The Steward suppressed a wince. He would hear about that from Nor Nishamura without a doubt. The man didn't give a rat's ass about his descendants until you poked one. "And?"
"She mentioned she's here on her mother's business to one of them. Whomever that might be." The old man's bushy eyebrows waggled.
"How many others know?" The Steward asked.
"Only I and my journal." Hari said. A journal that would be read in the event of his death.
"I want her alive and mostly unharmed. Tell no one of her identity."
"Of course my liege." Hari said, his slight smirk communicating, You owe me.
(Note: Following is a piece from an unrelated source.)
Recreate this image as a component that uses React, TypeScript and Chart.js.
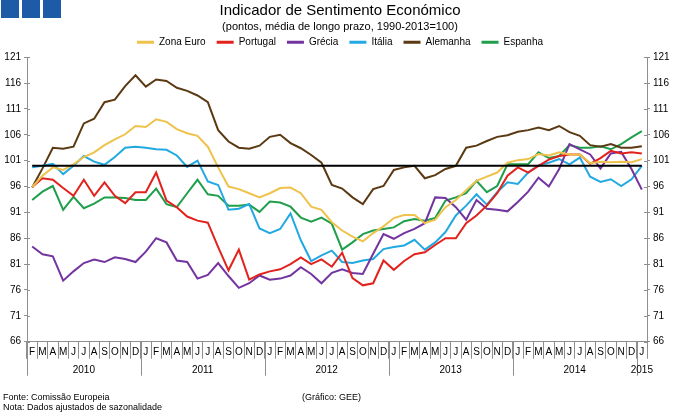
import React, { useEffect, useRef } from 'react';
import { Chart, registerables } from 'chart.js';

Chart.register(...registerables);

const FONT = '"Liberation Sans", Arial, sans-serif';

const monthLetters = ['J', 'F', 'M', 'A', 'M', 'J', 'J', 'A', 'S', 'O', 'N', 'D'];
const categories = [
  ...monthLetters.slice(1),
  ...monthLetters,
  ...monthLetters,
  ...monthLetters,
  ...monthLetters,
  'J',
];
const years = ['2010', '2011', '2012', '2013', '2014', '2015'];
const yearSpans = [11, 12, 12, 12, 12, 1];

const zonaEuro = [
  95.9, 98.1, 99.7, 99.2, 100.3, 101.7, 102.6, 104.0, 105.1, 106.1, 107.7,
  107.5, 109.0, 108.5, 107.1, 106.3, 105.8, 103.7, 99.7, 96.0, 95.5, 94.7, 93.9,
  94.7, 95.7, 95.8, 94.7, 92.1, 91.5, 89.1, 87.5, 86.3, 85.4, 87.0, 88.3, 89.9,
  90.5, 90.5, 88.9, 89.6, 92.0, 93.4, 95.3, 97.1, 97.9, 98.7, 100.6, 101.1,
  101.3, 102.3, 102.0, 102.6, 102.2, 102.2, 100.5, 100.8, 100.7, 100.8, 100.7,
  101.3,
];
const portugal = [
  95.9, 97.6, 97.3, 95.7, 94.2, 97.3, 94.2, 96.8, 94.2, 92.8, 94.9,
  94.9, 98.7, 93.3, 92.0, 90.2, 89.4, 89.0, 84.3, 79.8, 83.8, 78.0, 79.0,
  79.6, 80.0, 81.0, 82.3, 81.0, 81.9, 80.5, 83.2, 78.3, 76.9, 77.3, 81.7, 79.9,
  81.6, 82.9, 83.3, 84.7, 86.0, 86.0, 88.9, 90.4, 92.3, 94.7, 98.1, 99.7,
  98.7, 100.0, 101.2, 101.9, 102.2, 102.2, 100.4, 101.5, 102.9, 102.4, 102.6,
  102.4,
];
const grecia = [
  84.4, 82.9, 82.5, 77.8, 79.6, 81.2, 81.9, 81.4, 82.3, 82.0, 81.4,
  83.4, 86.0, 85.2, 81.7, 81.4, 78.2, 78.9, 81.2, 78.7, 76.4, 77.3, 78.8,
  78.0, 78.2, 78.8, 80.4, 79.1, 77.3, 79.3, 80.0, 79.3, 79.1, 83.0, 86.8, 85.9,
  87.0, 87.8, 88.9, 93.9, 93.8, 92.0, 89.6, 93.4, 91.7, 91.5, 91.2, 93.0,
  95.0, 97.7, 96.0, 99.4, 104.2, 103.2, 102.2, 99.5, 102.4, 102.7, 99.4,
  95.4,
];
const italia = [
  99.7, 100.0, 100.4, 98.4, 100.0, 101.9, 100.8, 100.2, 101.7, 103.5, 103.7,
  103.5, 103.2, 103.1, 102.0, 99.8, 101.0, 97.0, 96.3, 91.5, 91.7, 92.6, 87.9,
  87.0, 87.8, 90.8, 85.6, 81.6, 82.7, 83.6, 81.4, 81.2, 81.7, 82.0, 83.9, 84.3,
  84.6, 85.7, 83.8, 85.2, 87.2, 90.4, 92.3, 94.5, 92.5, 94.9, 96.8, 96.5,
  98.7, 100.1, 100.6, 101.3, 100.3, 101.6, 97.9, 96.9, 97.4, 96.1, 97.4,
  100.0,
];
const alemanha = [
  95.8, 99.5, 103.5, 103.3, 103.7, 108.2, 109.1, 112.3, 112.8, 115.4, 117.5,
  115.3, 116.7, 116.4, 115.1, 114.5, 113.6, 112.3, 106.9, 104.7, 103.5, 103.3, 103.9,
  105.6, 106.0, 104.4, 103.4, 102.1, 100.6, 96.3, 95.6, 93.9, 92.6, 95.5, 96.1, 99.2,
  99.7, 100.0, 97.6, 98.2, 99.4, 100.0, 103.5, 103.9, 104.8, 105.6, 105.9, 106.6,
  106.9, 107.4, 106.9, 107.7, 106.5, 105.8, 104.0, 103.7, 104.2, 103.5, 103.5,
  103.8,
];
const espanha = [
  93.4, 95.0, 96.1, 91.5, 94.0, 91.8, 92.7, 93.9, 93.9, 93.8, 93.4,
  93.4, 95.6, 92.6, 92.0, 94.7, 97.3, 94.5, 94.2, 92.3, 92.3, 92.5, 91.1,
  93.1, 92.9, 92.1, 90.0, 89.2, 90.0, 88.8, 83.8, 85.2, 86.8, 87.5, 87.8, 88.1,
  89.3, 89.7, 89.4, 89.9, 93.3, 93.9, 94.7, 97.1, 94.9, 96.1, 100.3, 100.3,
  100.3, 102.6, 101.5, 101.9, 104.0, 103.5, 103.5, 103.8, 103.2, 104.2, 105.5,
  106.7,
];
const longTermAverage = 100;

const yMin = 66;
const yMax = 121;
const yStep = 5;

const series = [
  { label: 'Zona Euro', data: zonaEuro, color: '#efc24c' },
  { label: 'Portugal', data: portugal, color: '#e2221d' },
  { label: 'Grécia', data: grecia, color: '#7334a0' },
  { label: 'Itália', data: italia, color: '#23a9e1' },
  { label: 'Alemanha', data: alemanha, color: '#5b3912' },
  { label: 'Espanha', data: espanha, color: '#1f9e4b' },
];

const axisGray = '#8e8e8e';

const extraAxisPlugin = {
  id: 'extraAxis',
  afterDraw(chart: any) {
    const { ctx } = chart;
    const xs = chart.scales.x;
    const ys = chart.scales.y;
    const ys2 = chart.scales.y2;
    const cw = (xs.right - xs.left) / categories.length;
    ctx.save();
    ctx.strokeStyle = axisGray;
    ctx.lineWidth = 1;
    ctx.font = `10px ${FONT}`;
    ctx.fillStyle = '#000';
    ctx.textAlign = 'center';
    ctx.textBaseline = 'middle';
    let start = 0;
    years.forEach((yr, k) => {
      const x0 = Math.round(xs.left + start * cw) + 0.5;
      ctx.beginPath();
      ctx.moveTo(x0, xs.top);
      ctx.lineTo(x0, xs.top + 34);
      ctx.stroke();
      ctx.fillText(yr, xs.left + (start + yearSpans[k] / 2) * cw, xs.top + 28.5);
      start += yearSpans[k];
    });
    ctx.beginPath();
    ys.ticks.forEach((t: any) => {
      const y = Math.round(ys.getPixelForValue(t.value)) + 0.5;
      ctx.moveTo(ys.right, y);
      ctx.lineTo(ys.right + 3, y);
    });
    ys2.ticks.forEach((t: any) => {
      const y = Math.round(ys2.getPixelForValue(t.value)) + 0.5;
      ctx.moveTo(ys2.left, y);
      ctx.lineTo(ys2.left - 3, y);
    });
    ctx.stroke();
    ctx.restore();
  },
};

export default function App() {
  const canvasRef = useRef<HTMLCanvasElement | null>(null);

  useEffect(() => {
    document.body.style.margin = '0';
    const canvas = canvasRef.current;
    if (!canvas) return;

    const datasets: any[] = [
      {
        label: 'Média de longo prazo',
        data: categories.map(() => longTermAverage),
        borderColor: '#000000',
        backgroundColor: '#000000',
        borderWidth: 2,
        pointRadius: 0,
        tension: 0,
        order: 0,
        yAxisID: 'y',
      },
      ...series.map((s) => ({
        label: s.label,
        data: s.data,
        borderColor: s.color,
        backgroundColor: s.color,
        borderWidth: 2,
        pointRadius: 0,
        tension: 0,
        order: 1,
        yAxisID: 'y',
      })),
    ];

    const yTickCommon = {
      font: { size: 10, family: FONT },
      color: '#000',
      stepSize: yStep,
      padding: 3,
    };

    const defaultLabels = (Chart as any).defaults.plugins.legend.labels.generateLabels;

    const chart = new Chart(canvas, {
      type: 'line',
      data: { labels: categories, datasets },
      plugins: [extraAxisPlugin],
      options: {
        animation: false,
        responsive: true,
        maintainAspectRatio: false,
        layout: { padding: 0 },
        plugins: {
          title: {
            display: true,
            text: 'Indicador de Sentimento Económico',
            color: '#000',
            font: { size: 15, family: FONT, weight: 'normal', lineHeight: 1.2 },
            padding: { top: 2, bottom: 0 },
          },
          subtitle: {
            display: true,
            text: '(pontos, média de longo prazo, 1990-2013=100)',
            color: '#000',
            font: { size: 11, family: FONT, weight: 'normal', lineHeight: 1.2 },
            padding: { top: 0, bottom: -7 },
          },
          legend: {
            display: true,
            position: 'top',
            labels: {
              filter: (item: any) => item.datasetIndex !== 0,
              generateLabels: (c: any) =>
                defaultLabels(c).map((it: any) => ({ ...it, lineWidth: 3 })),
              color: '#000',
              font: { size: 10, family: FONT },
              usePointStyle: true,
              pointStyle: 'line',
              pointStyleWidth: 17,
              padding: 11,
            },
          },
          tooltip: { enabled: false },
        },
        scales: {
          x: {
            type: 'category',
            offset: true,
            grid: {
              display: true,
              offset: true,
              drawOnChartArea: false,
              drawTicks: true,
              tickLength: 17,
              color: axisGray,
            },
            border: { display: true, color: axisGray, width: 1 },
            ticks: {
              autoSkip: false,
              maxRotation: 0,
              minRotation: 0,
              font: { size: 10, family: FONT },
              color: '#000',
              padding: -12,
            },
            afterFit: (scale: any) => {
              scale.height = 72.3;
            },
          },
          y: {
            type: 'linear',
            position: 'left',
            min: yMin,
            max: yMax,
            grid: {
              display: true,
              drawOnChartArea: false,
              drawTicks: true,
              tickLength: 3,
              color: axisGray,
            },
            border: { display: true, color: axisGray, width: 1 },
            ticks: yTickCommon,
            afterFit: (scale: any) => {
              scale.width = 27;
            },
          },
          y2: {
            type: 'linear',
            position: 'right',
            min: yMin,
            max: yMax,
            grid: {
              display: true,
              drawOnChartArea: false,
              drawTicks: true,
              tickLength: 3,
              color: axisGray,
            },
            border: { display: true, color: axisGray, width: 1 },
            ticks: yTickCommon,
            afterFit: (scale: any) => {
              scale.width = 33;
            },
          },
        },
      } as any,
    });

    return () => {
      chart.destroy();
    };
  }, []);

  const square = (left: number): React.CSSProperties => ({
    position: 'absolute',
    left,
    top: 0,
    width: 18,
    height: 18,
    background: '#1d5ba6',
  });

  const footText: React.CSSProperties = {
    position: 'absolute',
    fontFamily: FONT,
    fontSize: 9,
    lineHeight: '10px',
    color: '#000',
    whiteSpace: 'nowrap',
  };

  return (
    <div
      style={{
        position: 'relative',
        width: 680,
        height: 414,
        background: '#fff',
        overflow: 'hidden',
      }}
    >
      <div style={{ position: 'absolute', left: 0, top: 0, width: 680, height: 414 }}>
        <canvas ref={canvasRef} />
      </div>
      <div style={square(1)} />
      <div style={square(22)} />
      <div style={square(43)} />
      <div style={{ ...footText, left: 3, top: 392 }}>Fonte: Comissão Europeia</div>
      <div style={{ ...footText, left: 3, top: 402 }}>Nota: Dados ajustados de sazonalidade</div>
      <div style={{ ...footText, left: 302, top: 392 }}>(Gráfico: GEE)</div>
    </div>
  );
}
"Why don't you speak to Admiral Gray about that shipment of crystals House Shibata found before you travel home Hari. I'm sure he'll offer you a good cup of tea." The Steward said, keeping his voice light and casual as his stomach rolled.
"My sister found them, not I." The old man bowed and left the throne room with much lighter steps than when he had come in.
The Steward wanted nothing more than to command Shuri to grab him and put him under the harsh light of the truth crystal he loved so much. Hari Shibata occupied no official position either in his House or priesthood. Yet the man turned up maddeningly often. Now he'd have to field angry questions from House Yokoyama as to the origin of the "found" crystals. He had already decided to break their monopoly and allow Shibata to operate their own crystal gardens. However, he had expected to extract more from the suddenly ambitious House for the right.
He had stupidly exiled Madria entire family, if the girl was captured and identified, he'd be forced to execute her. "Right on cue Madria," The Steward muttered to himself. Is this some sort of test Madria? Do you expect me kill her and prove myself respectful of the laws? Or is it the opposite? Will you fly into a rage and cripple the last of the trade routes not controlled by Lyndon?